Greengrass’s directorial style is nearly identical to the flare for camera movement and editing he brought o the Bourne films, Green Zone, and United 93 with quick, though non-chaotic cutting of action sequences, fast push-ins, handheld cameras. What all these films have in common are sequences involving coordination of multiple parties and agencies, the use of technology, computers, scopes, tracking devices, and wiretaps to lay out the movement and positioning of characters entering dangerous situations. He makes these otherwise indecipherable scenes that are commonly loaded with badly scripted jargon and sound bites seem entirely convincing. His actors, whether they are air traffic controllers wondering why United flight 93 is off course, CIA spies using all sources to track a man who knows how to disappear, or Navy SEALS planning a deadly attack on a small lifeboat to free a cargo ship captain are always portrayed as consummate professionals and totally in command. When you consider the number of balls he’s got to keep in the air so that the audience never gets lost, you realize just how skilled he is.

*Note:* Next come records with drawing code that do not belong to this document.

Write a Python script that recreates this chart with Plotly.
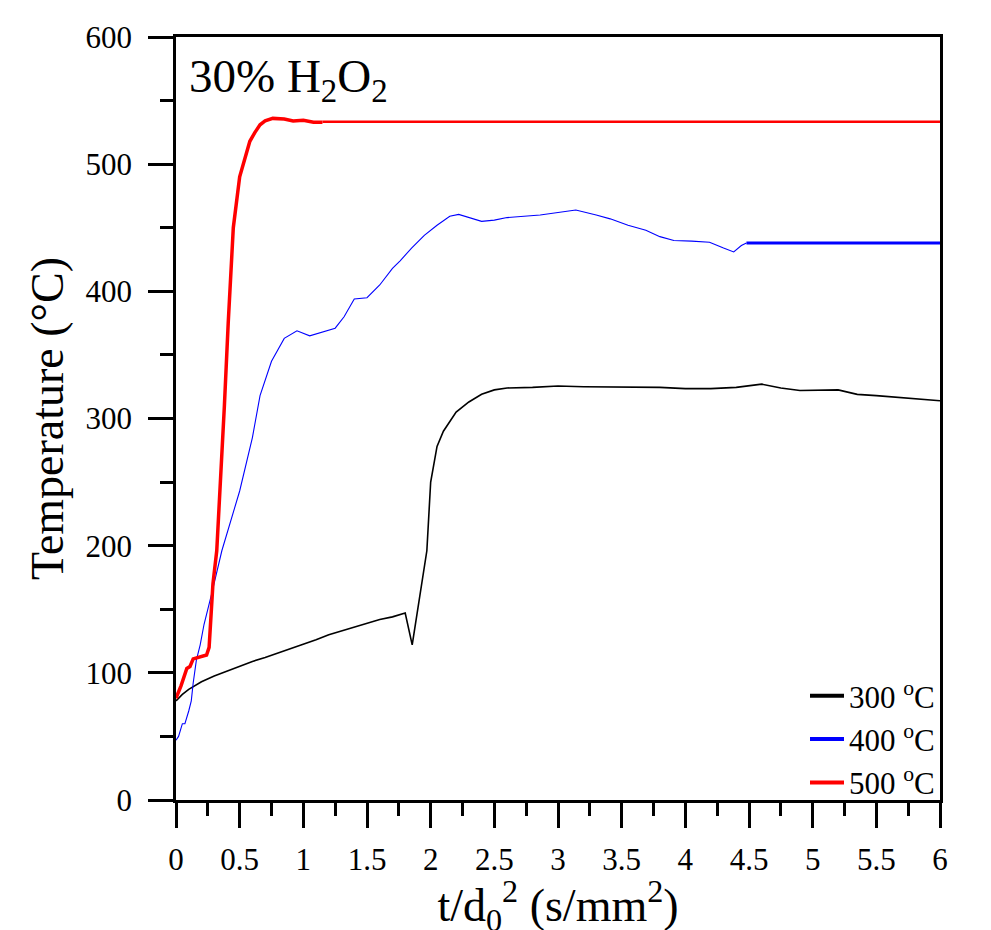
import plotly.graph_objects as go

# ---- data ----
x300 = [0, 0.05, 0.1, 0.2, 0.3, 0.4, 0.5, 0.6, 0.7, 0.8, 0.9, 1.0, 1.1, 1.2, 1.3, 1.4, 1.5, 1.6, 1.7, 1.8,
        1.855, 1.9, 1.95, 1.97, 2.0, 2.05, 2.1, 2.15, 2.2, 2.3, 2.4, 2.5, 2.6, 2.8, 3.0, 3.2, 3.5, 3.8, 4.0,
        4.2, 4.4, 4.6, 4.75, 4.9, 5.2, 5.35, 5.5, 5.75, 6.0]
y300 = [78, 83, 87, 93, 97.5, 101.5, 105, 109, 112, 115.5, 119, 122, 126, 130, 133, 136, 139, 142, 144, 147,
        122, 150, 180, 196, 250, 278, 290, 298, 305, 313, 319, 322.5, 324, 324.5, 325.5, 325, 325, 324.5, 323.5,
        323.5, 324.5, 327, 324, 322, 322.5, 319, 318, 316, 314]

x400 = [0, 0.02, 0.05, 0.07, 0.1, 0.12, 0.135, 0.16, 0.19, 0.22, 0.28, 0.36, 0.5, 0.6, 0.66, 0.75, 0.85, 0.95,
        1.05, 1.15, 1.25, 1.32, 1.4, 1.5, 1.6, 1.7, 1.76, 1.85, 1.95, 2.05, 2.15, 2.22, 2.3, 2.4, 2.5, 2.6, 2.86,
        3.0, 3.14, 3.3, 3.41, 3.55, 3.69, 3.8, 3.91, 4.05, 4.19, 4.3, 4.38, 4.44, 4.48]
y400 = [47, 50, 60, 60, 70, 78, 92, 110, 122, 138, 162, 196, 243, 285, 318, 345, 363, 369,
        365, 368, 371, 380, 394, 395, 405, 418, 424, 434, 444, 452, 459, 460.5, 458, 455, 456, 458, 460,
        462, 464, 460, 457, 452, 448, 443, 440, 439.5, 438.6, 434, 431, 436, 438]
x400_flat = [4.48, 6.0]
y400_flat = [438, 438]

x500 = [0, 0.04, 0.085, 0.11, 0.135, 0.2, 0.24, 0.26, 0.29, 0.32, 0.35, 0.38, 0.41, 0.45, 0.5, 0.54, 0.58,
        0.62, 0.66, 0.7, 0.76, 0.85, 0.92, 1.0, 1.08, 1.15]
y500 = [80, 90, 103.5, 105, 111, 113, 114, 120, 170, 196, 250, 310, 375, 450, 490, 505, 518,
        525, 531, 534, 536, 535.5, 534, 534.5, 533, 533]
x500_flat = [1.15, 6.0]
y500_flat = [533.3, 533.3]

legend_names = ["300 <sup>o</sup>C", "400 <sup>o</sup>C", "500 <sup>o</sup>C"]
colors = ["#000000", "#0000ff", "#ff0000"]

FONT = "Liberation Serif"

fig = go.Figure()
fig.add_trace(go.Scatter(x=x300, y=y300, mode="lines", line=dict(color=colors[0], width=1.6), showlegend=False))
fig.add_trace(go.Scatter(x=x400, y=y400, mode="lines", line=dict(color=colors[1], width=1.1), showlegend=False))
fig.add_trace(go.Scatter(x=x400_flat, y=y400_flat, mode="lines", line=dict(color=colors[1], width=3), showlegend=False))
fig.add_trace(go.Scatter(x=x500, y=y500, mode="lines", line=dict(color=colors[2], width=3.5), showlegend=False))
fig.add_trace(go.Scatter(x=x500_flat, y=y500_flat, mode="lines", line=dict(color=colors[2], width=2.4), showlegend=False))
for name, c in zip(legend_names, colors):
    fig.add_trace(go.Scatter(x=[None], y=[None], mode="lines", name=name, line=dict(color=c, width=4)))

fig.update_layout(
    width=991, height=930,
    margin=dict(l=168, r=59, t=27, b=138),
    paper_bgcolor="white", plot_bgcolor="white",
    font=dict(family=FONT, color="black"),
    showlegend=True,
    legend=dict(x=1, xanchor="right", y=-0.012, yanchor="bottom", bgcolor="rgba(0,0,0,0)",
                font=dict(size=31, family=FONT), itemwidth=34, tracegroupgap=0,
                traceorder="normal"),
    annotations=[dict(text="30% H<sub>2</sub>O<sub>2</sub>", xref="paper", yref="paper",
                      x=0.015, y=0.985, xanchor="left", yanchor="top", showarrow=False,
                      font=dict(size=47, family=FONT))],
)
fig.update_xaxes(
    range=[0, 6], dtick=0.5, tick0=0, ticks="outside", ticklen=25, tickwidth=2.5, tickcolor="black",
    minor=dict(dtick=0.25, ticklen=13, tickwidth=2.5, tickcolor="black", ticks="outside"),
    showline=True, linewidth=2.5, linecolor="black", mirror=True, showgrid=False, zeroline=False,
    tickfont=dict(size=31, family=FONT), ticklabelstandoff=5,
    title=dict(text="t/d<sub>0</sub><sup>2</sup> (s/mm<sup>2</sup>)", font=dict(size=46, family=FONT), standoff=4),
)
fig.update_yaxes(
    range=[0, 600], dtick=100, tick0=0, ticks="outside", ticklen=25, tickwidth=2.5, tickcolor="black",
    minor=dict(dtick=50, ticklen=13, tickwidth=2.5, tickcolor="black", ticks="outside"),
    showline=True, linewidth=2.5, linecolor="black", mirror=True, showgrid=False, zeroline=False,
    tickfont=dict(size=31, family=FONT), ticklabelstandoff=10,
    title=dict(text="Temperature (°C)", font=dict(size=46, family=FONT), standoff=8),
)

fig.write_html("out.html")
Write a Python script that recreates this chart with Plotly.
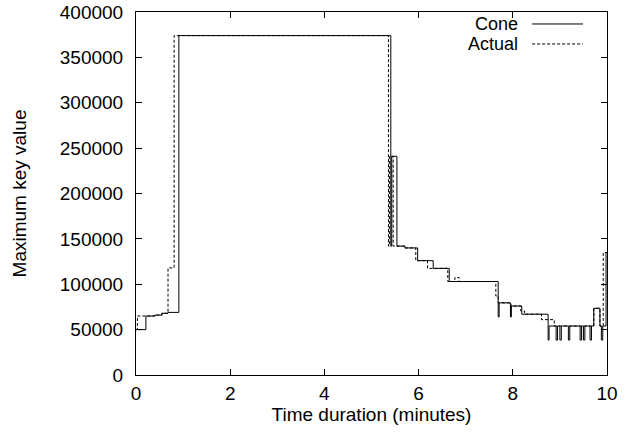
import plotly.graph_objects as go

# ---- data (minutes, maximum key value) ----
cone_t = [0.0, 0.21, 0.40, 0.55, 0.68, 0.91, 5.41, 5.43, 5.54, 5.71, 5.98, 6.31, 6.65,
          7.69, 7.71, 7.95, 7.97, 8.19, 8.75, 8.77, 8.92, 8.95, 9.00, 9.03, 9.18, 9.21,
          9.43, 9.46, 9.50, 9.53, 9.64, 9.67, 9.72, 9.85, 9.88, 9.91, 9.98, 10.0]
cone_v = [50000, 65000, 66000, 68000, 69000, 374000, 142000, 241000, 142000, 140000, 126000, 117500, 103000,
          64000, 79500, 64000, 76000, 67000, 38500, 54000, 38500, 54000, 38500, 54000, 38500, 54000,
          38500, 54000, 38500, 54000, 38500, 54000, 73500, 54000, 38500, 54000, 135000, 135000]

actual_t = [0.0, 0.03, 0.40, 0.55, 0.68, 0.81, 5.36, 5.38, 5.46, 5.71, 5.94, 6.19, 6.62, 6.77, 6.86,
            7.64, 7.69, 7.96, 8.17, 8.25, 8.61, 8.88, 9.72, 9.85, 9.92, 10.0]
actual_v = [50000, 65000, 66000, 68000, 118000, 374000, 142000, 241000, 142000, 140000, 126000, 117500,
            103000, 107500, 103000, 87000, 79500, 76000, 70500, 67000, 61000, 54000, 73500, 54000, 135000, 135000]

x_ticks = [0, 2, 4, 6, 8, 10]
y_ticks = [0, 50000, 100000, 150000, 200000, 250000, 300000, 350000, 400000]
legend_names = ["Cone", "Actual"]

FONT = "Liberation Sans, Arial, Helvetica, sans-serif"
FS = 19

fig = go.Figure()
fig.add_trace(go.Scatter(x=cone_t, y=cone_v, mode="lines", line_shape="hv",
                         line=dict(color="black", width=1), name=legend_names[0]))
fig.add_trace(go.Scatter(x=actual_t, y=actual_v, mode="lines", line_shape="hv",
                         line=dict(color="black", width=1, dash="3px,2px"), name=legend_names[1]))

axis_common = dict(showline=True, linecolor="black", linewidth=1, mirror="ticks",
                   ticks="inside", ticklen=6, tickcolor="black", showgrid=False, zeroline=False,
                   automargin=False,
                   tickfont=dict(family=FONT, size=FS, color="black"))

fig.update_xaxes(range=[0, 10], tickvals=x_ticks, ticktext=[str(v) for v in x_ticks],
                 title=dict(text="Time duration (minutes)", font=dict(family=FONT, size=FS, color="black"), standoff=3),
                 ticklabelstandoff=1, **axis_common)
fig.update_yaxes(range=[0, 400000], tickvals=y_ticks, ticktext=[str(v) for v in y_ticks],
                 title=dict(text="Maximum key value", font=dict(family=FONT, size=FS, color="black"), standoff=28),
                 ticklabelstandoff=8, **axis_common)

# gnuplot-style key: text left, sample line right
key_y = [0.967, 0.912]
for name, dash, yk in zip(legend_names, ["solid", "3px,2px"], key_y):
    fig.add_annotation(x=0.813, y=yk, xref="paper", yref="paper", text=name, showarrow=False,
                       xanchor="right", yanchor="middle", borderpad=0,
                       font=dict(family=FONT, size=18, color="black"))
    fig.add_shape(type="line", xref="paper", yref="paper", x0=0.841, x1=0.949, y0=yk, y1=yk,
                  line=dict(color="black", width=1, dash=dash))

fig.update_layout(width=633, height=438, margin=dict(l=136, r=26, t=12, b=63),
                  paper_bgcolor="white", plot_bgcolor="white", showlegend=False,
                  font=dict(family=FONT, size=FS, color="black"))

fig.write_html("out.html")
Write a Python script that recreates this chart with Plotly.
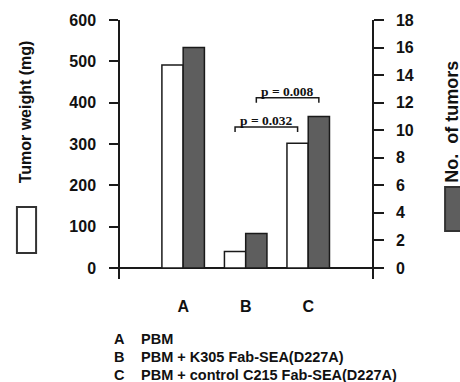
import plotly.graph_objects as go

categories = ["A", "B", "C"]
tumor_weight = [491, 40, 302]          # mg, left axis (white bars)
tumor_count = [16, 2.5, 11]            # no. of tumors, right axis (dark bars)
left_ticks = [0, 100, 200, 300, 400, 500, 600]
right_ticks = [0, 2, 4, 6, 8, 10, 12, 14, 16, 18]
legend_letters = ["A", "B", "C"]
legend_texts = ["PBM", "PBM + K305 Fab-SEA(D227A)", "PBM + control C215 Fab-SEA(D227A)"]
p_values = ["p = 0.032", "p = 0.008"]

SANS = "Liberation Sans"
SERIF = "Liberation Serif"
DARK = "#5e5e5e"
LINE = "#1a1a1a"

xpos = list(range(len(categories)))
bw = 0.34

fig = go.Figure()
fig.add_trace(go.Bar(x=xpos, y=tumor_weight, width=bw, offset=-bw,
                     marker=dict(color="white", line=dict(color=LINE, width=1.5)),
                     yaxis="y", showlegend=False))
fig.add_trace(go.Bar(x=xpos, y=tumor_count, width=bw, offset=0,
                     marker=dict(color=DARK, line=dict(color=LINE, width=1.5)),
                     yaxis="y2", showlegend=False))

tickfont = dict(family=SANS, size=16, color="#111", weight="bold")

fig.update_layout(
    width=460, height=382,
    margin=dict(l=120, r=88, t=20, b=103),
    paper_bgcolor="white", plot_bgcolor="white",
    barmode="overlay",
    xaxis=dict(range=[-1.01, 3.02], tickvals=xpos, ticktext=categories,
               showline=False, ticks="", showgrid=False, zeroline=False,
               tickfont=tickfont, ticklabelstandoff=16),
    yaxis=dict(range=[-26.6, 600], tickvals=left_ticks, showgrid=False,
               showline=True, linecolor=LINE, linewidth=1.5,
               ticks="outside", ticklen=9, tickwidth=1.5, tickcolor=LINE,
               zeroline=True, zerolinecolor=LINE, zerolinewidth=1.5,
               tickfont=tickfont, ticklabelstandoff=10),
    yaxis2=dict(range=[-0.8, 18], tickvals=right_ticks, overlaying="y", side="right",
                showgrid=False, showline=True, linecolor=LINE, linewidth=1.5,
                ticks="outside", ticklen=10, tickwidth=1.5, tickcolor=LINE,
                zeroline=False, tickfont=tickfont, ticklabelstandoff=9),
)

# significance brackets
brackets = [
    dict(x0=1 - bw / 2, x1=2 - bw / 2, y=341, drop=12, yref="y", text=p_values[0]),
    dict(x0=1 + bw / 2, x1=2 + bw / 2, y=12.35, drop=0.35, yref="y2", text=p_values[1]),
]
for b in brackets:
    path = (f"M {b['x0']},{b['y'] - b['drop']} L {b['x0']},{b['y']} "
            f"L {b['x1']},{b['y']} L {b['x1']},{b['y'] - b['drop']}")
    fig.add_shape(type="path", path=path, xref="x", yref=b["yref"],
                  line=dict(color=LINE, width=1.5))
    fig.add_annotation(x=(b["x0"] + b["x1"]) / 2, y=b["y"], xref="x", yref=b["yref"],
                       text=b["text"], showarrow=False, yanchor="bottom", yshift=-3,
                       font=dict(family=SERIF, size=13.5, color="#111", weight="bold"))

# axis titles
fig.add_annotation(x=-0.413, y=0.645, xref="paper", yref="paper", text="Tumor weight (mg)",
                   textangle=-90, showarrow=False,
                   font=dict(family=SANS, size=16, color="#111", weight="bold"))
fig.add_annotation(x=1.365, y=0.607, xref="paper", yref="paper", text="No.  of tumors",
                   textangle=-90, showarrow=False,
                   font=dict(family=SANS, size=18, color="#111", weight="bold"))

# legend swatches
fig.add_shape(type="rect", xref="paper", yref="paper", x0=-0.409, x1=-0.333, y0=0.100, y1=0.278,
              line=dict(color="#333", width=2), fillcolor="white")
fig.add_shape(type="rect", xref="paper", yref="paper", x0=1.29, x1=1.41, y0=0.185, y1=0.355,
              line=dict(color="#333", width=2), fillcolor=DARK)

# bottom key
keyfont = dict(family=SANS, size=14.5, color="#111", weight="bold")
key_y = [-0.232, -0.301, -0.371]
for letter, txt, ky in zip(legend_letters, legend_texts, key_y):
    fig.add_annotation(x=-0.032, y=ky, xref="paper", yref="paper", xanchor="left", yanchor="middle",
                       text=letter, showarrow=False, font=keyfont)
    fig.add_annotation(x=0.075, y=ky, xref="paper", yref="paper", xanchor="left", yanchor="middle",
                       text=txt, showarrow=False, font=keyfont)

fig.write_html("out.html")
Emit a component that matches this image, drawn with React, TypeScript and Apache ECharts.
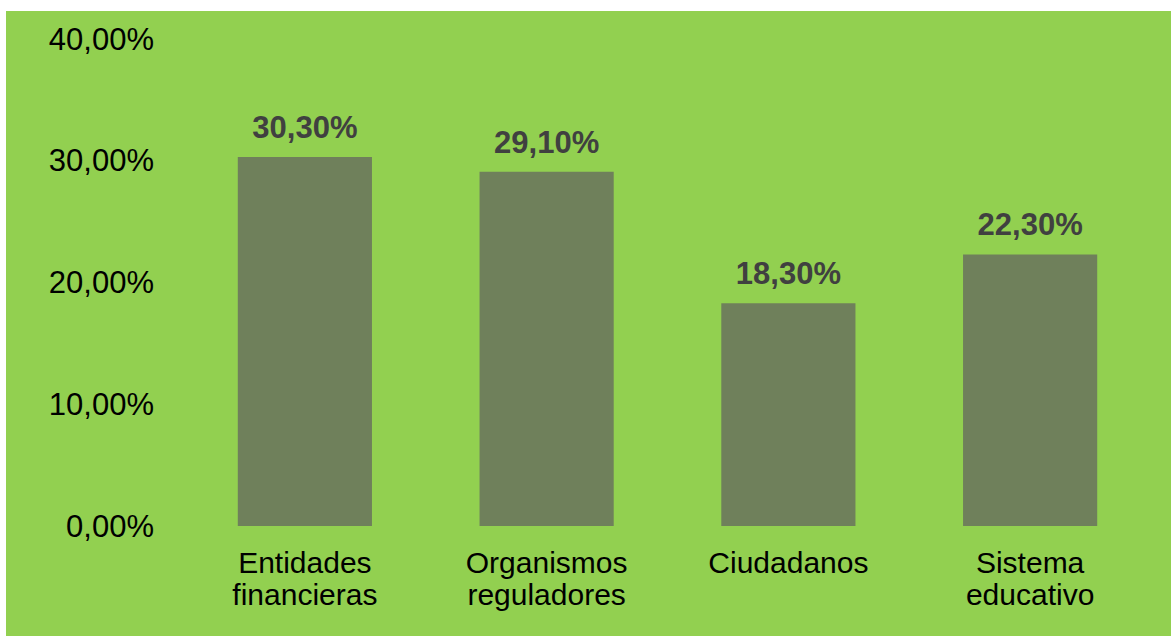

It’s a hell of a thing to be the man in charge in a situation that carries great potential peril. To be responsible for others, to be the man they’re looking to for the decisions. Richard Phillips was that man and though he probably never thought of himself as a hero and never really considered how he would react or what decisions he would make under such duress, it’s clear from the outcome of this real life event that he maintained unbelievable composure and managed to get his crew out of harm’s way while putting his own safety in great jeopardy by abandoning ship with the pirates in a lifeboat. Hanks never gives the game away, he never reveals what he’s really feeling. He knows how to hold the Muse’s attention and keep him believing that he’ll get what he wants if he just keeps calm. I sat wondering through the whole film when the big dramatic event would arrive. Where was the scene of Phillips getting a moment to tell his first mate that he’s scared and blah, blah, blah. But Ray’s screenplay holds it all until the crisis is over, a time when Phillips’ personal crisis is just beginning. Greengrass’s decision to hold onto that medical examination for such an extended time was perhaps the best decision he made because it sells the film. You have to wait two hours to get there, but man is it worth it.